As for your latest question, you don't need those inequalities. A proof similar to the standard proof of the Schwarz lemma will suffice. The conditions on $f$ imply that that there is an analytic function $g$ on $\Bbb D$ such that $f(z) = z^{N+1} g(z)$ for all $z\in \Bbb D$. Since $\lvert f(z)\rvert \le M$ for all $\lvert z\rvert < 1$, then on every circle $\lvert z\rvert = \rho < 1$, $\lvert g(z)\rvert \le M\rho^{-N-1}$. Use the maximum principle, then take the limit as $\rho \to 1^{-}$ to obtain $\lvert g(z)\vert \le M$ for every $z\in \Bbb D$, i.e., $\lvert f(z)\rvert \le M \lvert z\rvert^{N+1}$ for all $z\in \Bbb D$.

 

[joypav]

Your proofs look good. (Yes)

As for your latest question, you don't need those inequalities. A proof similar to the standard proof of the Schwarz lemma will suffice.

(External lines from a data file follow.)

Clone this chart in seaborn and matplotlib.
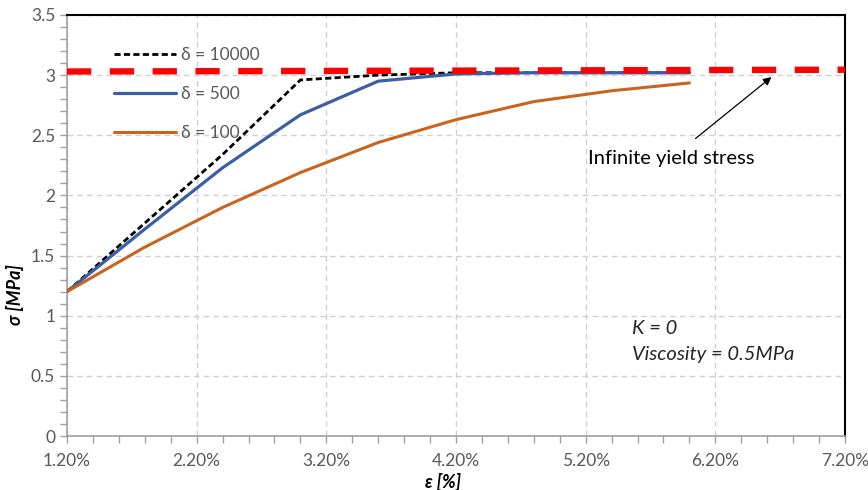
import matplotlib
matplotlib.use("Agg")
import matplotlib.pyplot as plt
from matplotlib.ticker import MultipleLocator, FuncFormatter
import pandas as pd
import seaborn as sns

# Strain [%] at which the stress was evaluated
strain = [1.2, 1.8, 2.4, 3.0, 3.6, 4.2, 4.8, 5.4, 6.0]

# Stress [MPa] for each relaxation parameter delta
stress_d10000 = [1.20, 1.77, 2.34, 2.96, 3.00, 3.02, 3.02, 3.02, 3.02]
stress_d500 = [1.20, 1.72, 2.23, 2.67, 2.95, 3.01, 3.02, 3.02, 3.02]
stress_d100 = [1.20, 1.57, 1.90, 2.19, 2.44, 2.63, 2.78, 2.87, 2.935]

# Infinite yield stress reference line
yield_x = [1.2, 7.2]
yield_y = [3.03, 3.045]

labels = ["δ = 10000", "δ = 500", "δ = 100"]
x_ticks = [1.2, 2.2, 3.2, 4.2, 5.2, 6.2, 7.2]

df = pd.DataFrame({
    "strain": strain * 3,
    "stress": stress_d10000 + stress_d500 + stress_d100,
    "case": [labels[0]] * len(strain) + [labels[1]] * len(strain) + [labels[2]] * len(strain),
})

sns.set_theme(style="white")
plt.rcParams["font.family"] = ["Lato", "DejaVu Sans"]

fig = plt.figure(figsize=(8.68, 4.90), dpi=100)
ax = fig.add_axes([0.0772, 0.1102, 0.8963, 0.8592])

gray_txt = "#595959"
styles = {
    labels[0]: dict(color="black", lw=2.0, dashes=(2.2, 1.2)),
    labels[1]: dict(color="#3b5fa5", lw=2.3, dashes=None),
    labels[2]: dict(color="#c8641e", lw=2.2, dashes=None),
}
for lab in labels:
    st = styles[lab]
    sub = df[df["case"] == lab]
    sns.lineplot(data=sub, x="strain", y="stress", ax=ax, color=st["color"],
                 linewidth=st["lw"], label=lab, zorder=3)
    if st["dashes"] is not None:
        ax.get_lines()[-1].set_dashes(st["dashes"])

sns.lineplot(x=yield_x, y=yield_y, ax=ax, color="#ff0000", linewidth=4.6,
             zorder=4, legend=False)
ax.get_lines()[-1].set_dashes((3.8, 2.9))
ax.get_lines()[-1].set_clip_on(False)

ax.set_xlim(1.2, 7.2)
ax.set_ylim(0, 3.5)
ax.set_xticks(x_ticks)
ax.xaxis.set_major_formatter(FuncFormatter(lambda v, p: f"{v:.2f}%"))
ax.xaxis.set_minor_locator(MultipleLocator(0.2))
ax.yaxis.set_major_locator(MultipleLocator(0.5))
ax.yaxis.set_minor_locator(MultipleLocator(0.1))
ax.yaxis.set_major_formatter(FuncFormatter(lambda v, p: f"{v:g}"))

ax.grid(True, which="major", color="#d0d0d0", linestyle=(0, (4, 3)), linewidth=1.0)
ax.tick_params(axis="both", which="both", direction="out", length=5, width=1,
               color="#a0a0a0", labelcolor=gray_txt, labelsize=12.5,
               bottom=True, left=True)
ax.tick_params(axis="x", pad=7)

for side in ["left", "bottom"]:
    ax.spines[side].set_color("#a0a0a0")
    ax.spines[side].set_linewidth(1.2)
for side in ["top", "right"]:
    ax.spines[side].set_color("black")
    ax.spines[side].set_linewidth(1.5)

ax.set_xlabel("ε [%]", fontsize=13, fontweight="bold", fontstyle="italic",
              color="black")
ax.set_ylabel("σ [MPa]", fontsize=13, fontweight="bold", fontstyle="italic",
              color="black")
ax.xaxis.set_label_coords(0.483, -0.088)
ax.yaxis.set_label_coords(-0.055, 0.335)

leg = ax.legend(loc="upper left", bbox_to_anchor=(0.04, 0.96), frameon=False,
                handlelength=3.6, labelspacing=1.3, handletextpad=0.25,
                fontsize=12.5)
for t in leg.get_texts():
    t.set_color(gray_txt)

ax.annotate("Infinite yield stress", xy=(6.633, 2.984), xytext=(5.86, 2.31),
            ha="center", va="center", fontsize=14.5, color="black",
            arrowprops=dict(arrowstyle="-|>", color="black", lw=0.9,
                            shrinkA=9, shrinkB=0, mutation_scale=12))

ax.text(5.555, 0.89, "K = 0", fontsize=14.5, fontstyle="italic", color="#262626",
        ha="left", va="center")
ax.text(5.555, 0.68, "Viscosity = 0.5MPa", fontsize=14.5, fontstyle="italic",
        color="#262626", ha="left", va="center")

fig.savefig("out.png", dpi=100)
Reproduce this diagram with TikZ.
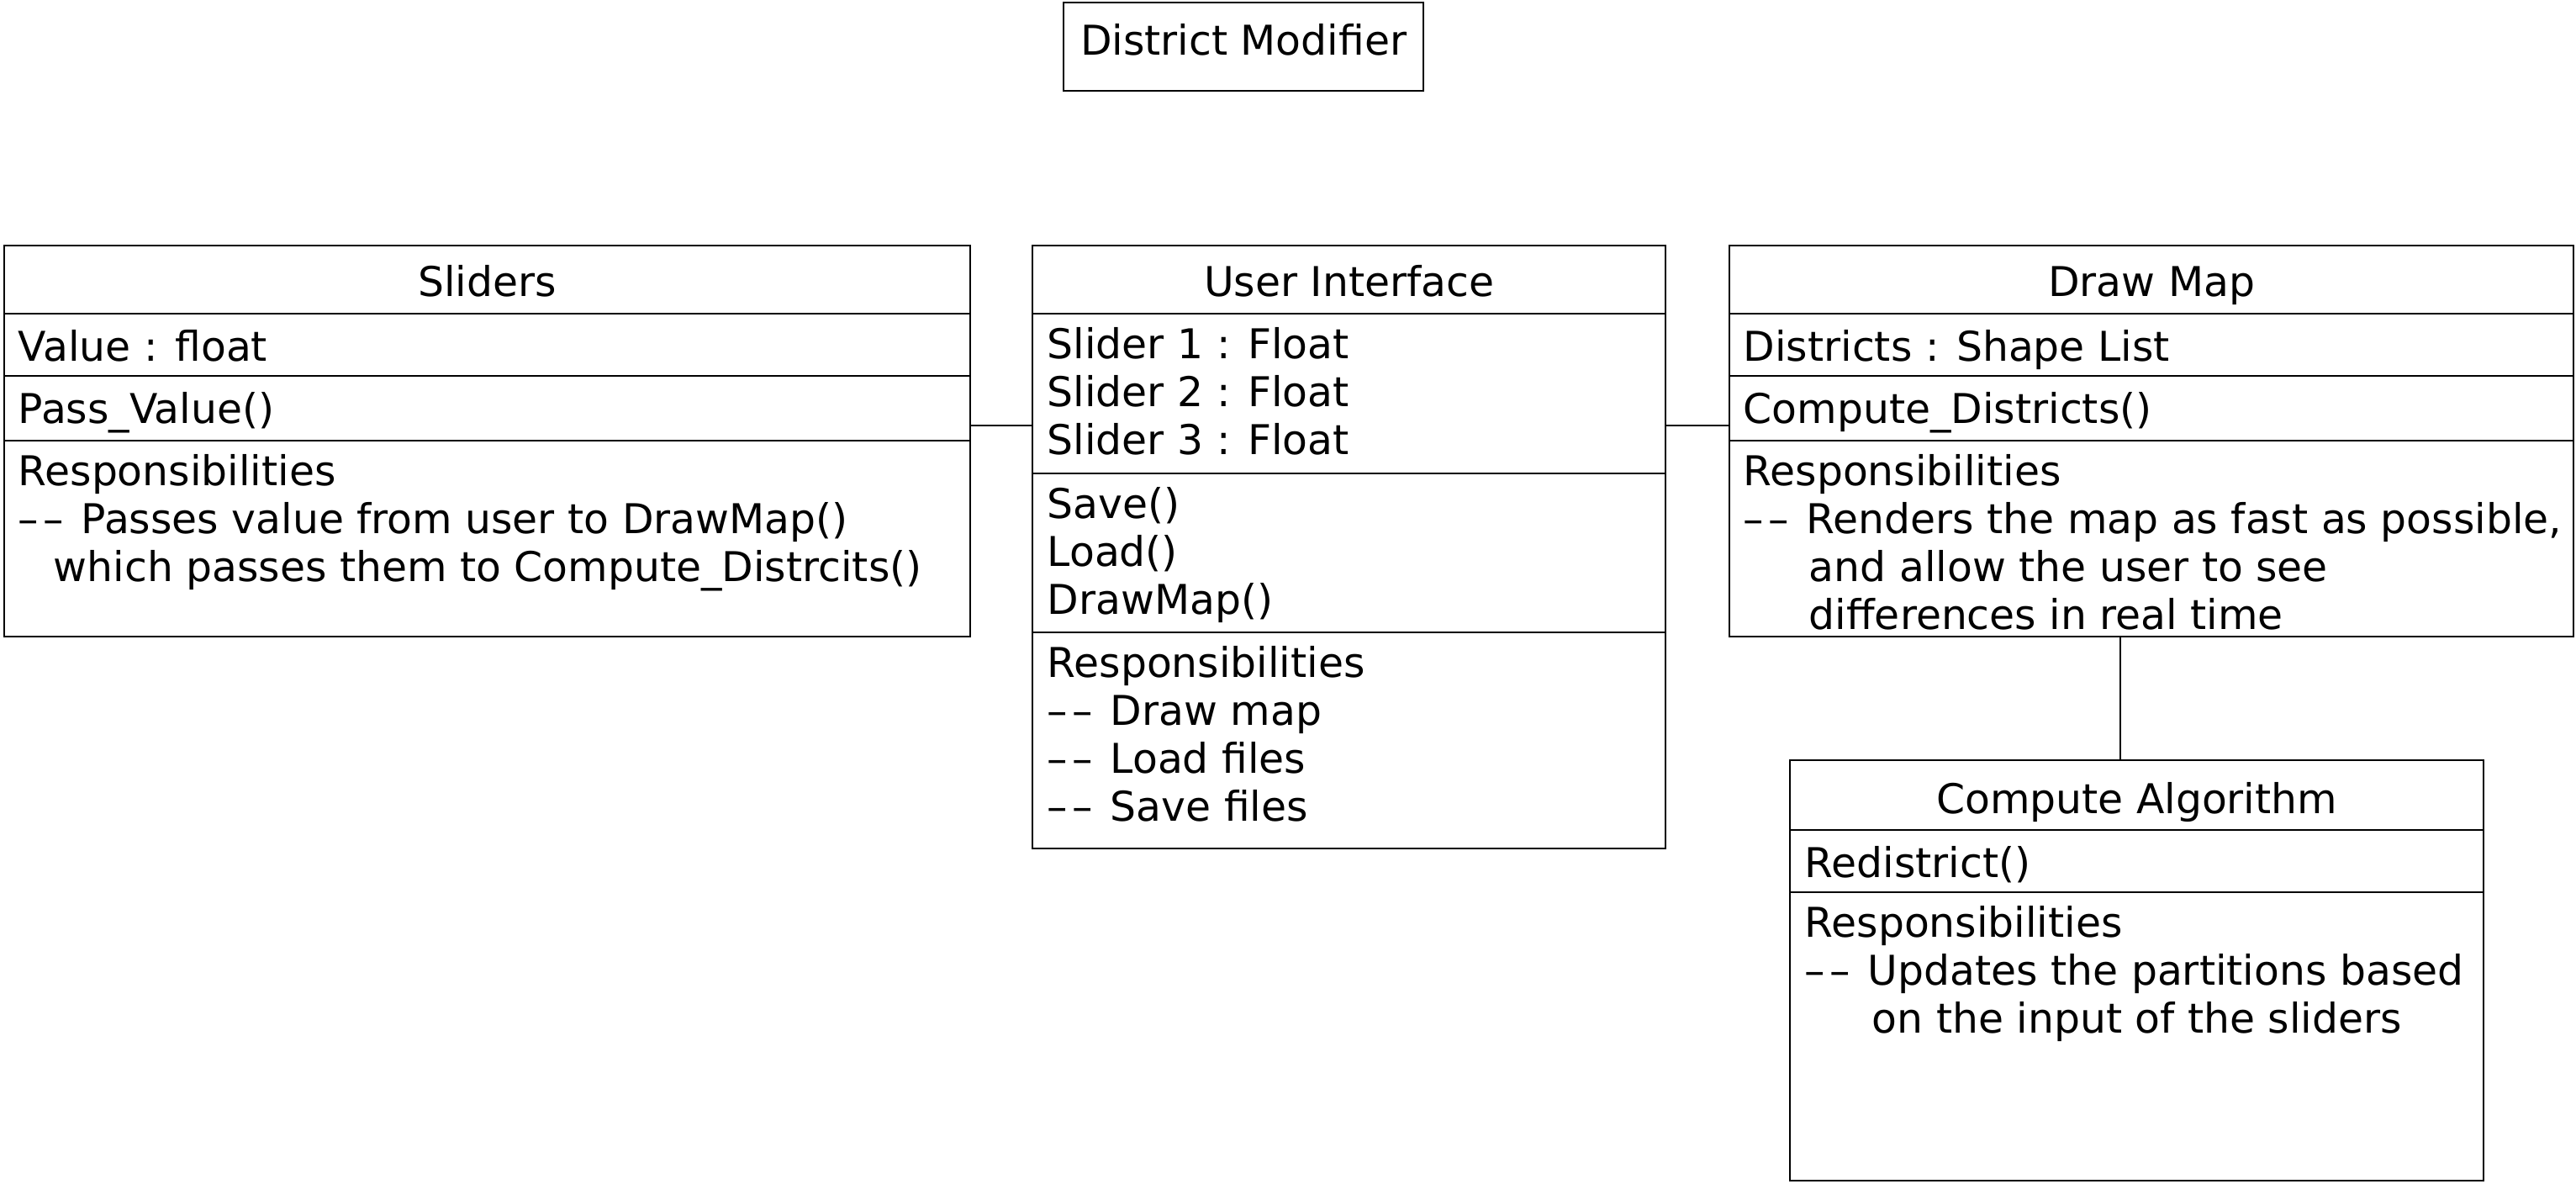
\documentclass[tikz,border=0pt]{standalone}
\usepackage{fontspec}
\setmainfont{DejaVu Sans}
\usetikzlibrary{positioning,calc}
\newcommand{\respdash}{\makebox[18.75pt][l]{\textendash\kern1.4pt\textendash}}
\tikzset{
  classbox/.style={
    rectangle,
    draw=black, line width=0.55pt,
    anchor=north west,
    inner sep=0pt},
  classtitle/.style={anchor=base, inner sep=0pt},
  classtext/.style={
    anchor=north west,
    inner sep=0pt,
    align=left,
    execute at begin node=\strut},
  line/.style={draw=black, line width=0.55pt},
}

\begin{document}
\begin{tikzpicture}[
    x=0.25pt, y=-0.25pt,
    every node/.style={font=\fontsize{12.2}{14.25}\selectfont}
    ]
    \useasboundingbox (0,0) rectangle (3064,1408);

    %package name
    \node[classbox, minimum width=107pt, minimum height=26.25pt] (modifier) at (1264,2) {};
    \node[classtitle] (modifier-title) at (modifier.north |- 0,66) {District Modifier};

    %class boxes
    \node[classbox, minimum width=287.25pt, minimum height=116.25pt] (sliders) at (4,291) {};
    \node[classbox, minimum width=188.25pt, minimum height=179.25pt] (ui) at (1227,291) {};
    \node[classbox, minimum width=251pt, minimum height=116.25pt] (drawmap) at (2056,291) {};
    \node[classbox, minimum width=206.25pt, minimum height=125pt] (compute) at (2128,903) {};

    %compartments
    \foreach \y in {373,447,524}
        \draw[line] (sliders.west |- 0,\y) -- (sliders.east |- 0,\y);
    \foreach \y in {373,563,752}
        \draw[line] (ui.west |- 0,\y) -- (ui.east |- 0,\y);
    \foreach \y in {373,447,524}
        \draw[line] (drawmap.west |- 0,\y) -- (drawmap.east |- 0,\y);
    \foreach \y in {987,1061}
        \draw[line] (compute.west |- 0,\y) -- (compute.east |- 0,\y);

    %titles
    \node[classtitle] (sliders-title) at (sliders.north |- 0,353) {Sliders};
    \node[classtitle] (ui-title) at (ui.north |- 0,353) {User Interface};
    \node[classtitle] (drawmap-title) at (drawmap.north |- 0,353) {Draw Map};
    \node[classtitle] (compute-title) at (compute.north |- 0,968) {Compute Algorithm};

    %sliders
    \node[classtext] (sliders-attr) at (21,389) {Value : float};
    \node[classtext] (sliders-meth) at (21,463) {Pass\_Value()};
    \node[classtext] (sliders-resp) at (21,540) {Responsibilities\\
        \respdash Passes value from user to DrawMap()\\
        \hspace*{10.5pt}which passes them to Compute\_Distrcits()};

    %user interface
    \node[classtext] (ui-attr) at (1245,389) {Slider 1 : Float\\Slider 2 : Float\\Slider 3 : Float};
    \node[classtext] (ui-meth) at (1245,579) {Save()\\Load()\\DrawMap()};
    \node[classtext] (ui-resp) at (1245,768) {Responsibilities\\
        \respdash Draw map\\\respdash Load files\\\respdash Save files};

    %draw map
    \node[classtext] (drawmap-attr) at (2073,389) {Districts : Shape List};
    \node[classtext] (drawmap-meth) at (2073,463) {Compute\_Districts()};
    \node[classtext] (drawmap-resp) at (2073,540) {Responsibilities\\
        \respdash Renders the map as fast as possible,\\
        \hspace*{19.5pt}and allow the user to see\\
        \hspace*{19.5pt}differences in real time};

    %compute algorithm
    \node[classtext] (compute-meth) at (2146,1003) {Redistrict()};
    \node[classtext] (compute-resp) at (2146,1077) {Responsibilities\\
        \respdash Updates the partitions based\\
        \hspace*{20pt}on the input of the sliders};

    %associations
    \draw[line] (sliders.east |- 0,506) -- (ui.west |- 0,506);
    \draw[line] (ui.east |- 0,506) -- (drawmap.west |- 0,506);
    \draw[line] (drawmap.south -| 2522,0) -- (compute.north -| 2522,0);

\end{tikzpicture}
\end{document}
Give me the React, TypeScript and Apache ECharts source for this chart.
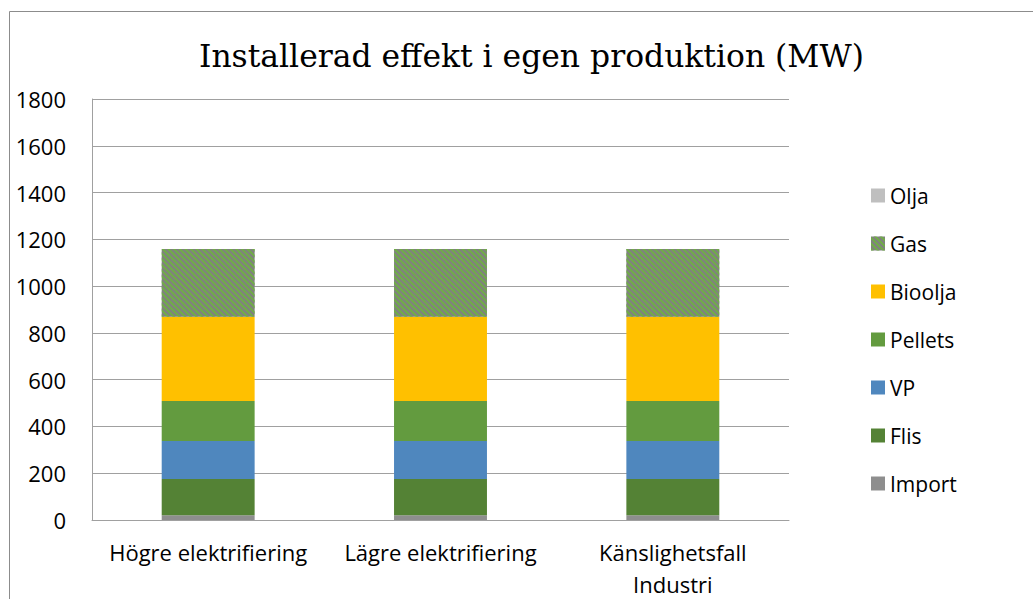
import React, { useEffect, useRef } from "react";
import * as echarts from "echarts";

const categories = ["Högre elektrifiering", "Lägre elektrifiering", "Känslighetsfall\nIndustri"];
const seriesNames = ["Import", "Flis", "VP", "Pellets", "Bioolja", "Gas", "Olja"];
const importVals = [20, 20, 20];
const flisVals = [155, 155, 155];
const vpVals = [163, 163, 163];
const pelletsVals = [171, 171, 171];
const biooljaVals = [360, 360, 360];
const gasVals = [290, 290, 290];
const oljaVals = [0, 0, 0];
const yTicks = { min: 0, max: 1800, interval: 200 };

const colors: Record<string, string> = {
  Import: "#8E8E8E",
  Flis: "#548235",
  VP: "#4F87BE",
  Pellets: "#639B3F",
  Bioolja: "#FFC000",
  Gas: "#808080",
  Olja: "#BFBFBF",
};

export default function App() {
  const ref = useRef<HTMLDivElement>(null);
  useEffect(() => {
    if (!ref.current) return;
    const chart = echarts.init(ref.current, null, { renderer: "svg" });
    const valuesList = [importVals, flisVals, vpVals, pelletsVals, biooljaVals, gasVals, oljaVals];
    const font = "'Open Sans', sans-serif";
    chart.setOption({
      animation: false,
      backgroundColor: "#ffffff",
      title: {
        text: "Installerad effekt i egen produktion (MW)",
        left: 194,
        top: 35,
        textStyle: {
          fontFamily: "'DejaVu Serif', serif",
          fontSize: 31.4,
          fontWeight: "normal",
          color: "#000000",
        },
      },
      graphic: [
        {
          type: "rect",
          shape: { x: 9.5, y: 11.5, width: 1100, height: 700 },
          style: { fill: "none", stroke: "#8C8C8C", lineWidth: 1 },
          silent: true,
        },
      ],
      legend: {
        orient: "vertical",
        left: 866,
        top: 180,
        icon: "rect",
        itemWidth: 14,
        itemHeight: 14,
        itemGap: 27,
        data: [...seriesNames].reverse(),
        textStyle: { fontFamily: font, fontSize: 21, color: "#000000" },
      },
      grid: { left: 92, right: 244, top: 99, bottom: 79, outerBoundsMode: "none" },
      xAxis: {
        type: "category",
        data: categories,
        axisLine: { show: true, lineStyle: { color: "#A0A0A0", width: 1 } },
        axisTick: { show: false },
        axisLabel: {
          fontFamily: font,
          fontSize: 22,
          color: "#000000",
          margin: 16,
          lineHeight: 32,
          interval: 0,
        },
      },
      yAxis: {
        type: "value",
        min: yTicks.min,
        max: yTicks.max,
        interval: yTicks.interval,
        axisLine: { show: true, lineStyle: { color: "#A0A0A0", width: 1 } },
        axisTick: { show: false },
        splitLine: { lineStyle: { color: "#A0A0A0", width: 1 } },
        axisLabel: {
          fontFamily: font,
          fontSize: 22,
          color: "#000000",
          margin: 26,
          formatter: (v: number) => String(v),
        },
      },
      series: seriesNames.map((name, i) => ({
        name,
        type: "bar",
        stack: "total",
        barWidth: "40%",
        data: valuesList[i],
        itemStyle: {
          color: colors[name],
          decal:
            name === "Gas"
              ? {
                  symbol: "rect",
                  symbolSize: 1,
                  color: "#70AD47",
                  dashArrayX: [[1, 0]],
                  dashArrayY: [2, 2],
                  rotation: Math.PI / 4,
                }
              : "none",
        },
        emphasis: { disabled: true },
      })),
    });
    return () => chart.dispose();
  }, []);
  return (
    <div
      ref={ref}
      style={{ position: "absolute", left: 0, top: 0, width: 1033, height: 599 }}
    />
  );
}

The conditions on $f$ imply that that there is an analytic function $g$ on $\Bbb D$ such that $f(z) = z^{N+1} g(z)$ for all $z\in \Bbb D$. Since $\lvert f(z)\rvert \le M$ for all $\lvert z\rvert < 1$, then on every circle $\lvert z\rvert = \rho < 1$, $\lvert g(z)\rvert \le M\rho^{-N-1}$. Use the maximum principle, then take the limit as $\rho \to 1^{-}$ to obtain $\lvert g(z)\vert \le M$ for every $z\in \Bbb D$, i.e., $\lvert f(z)\rvert \le M \lvert z\rvert^{N+1}$ for all $z\in \Bbb D$.

Oh okay, it is almost exactly like that proof. Thanks!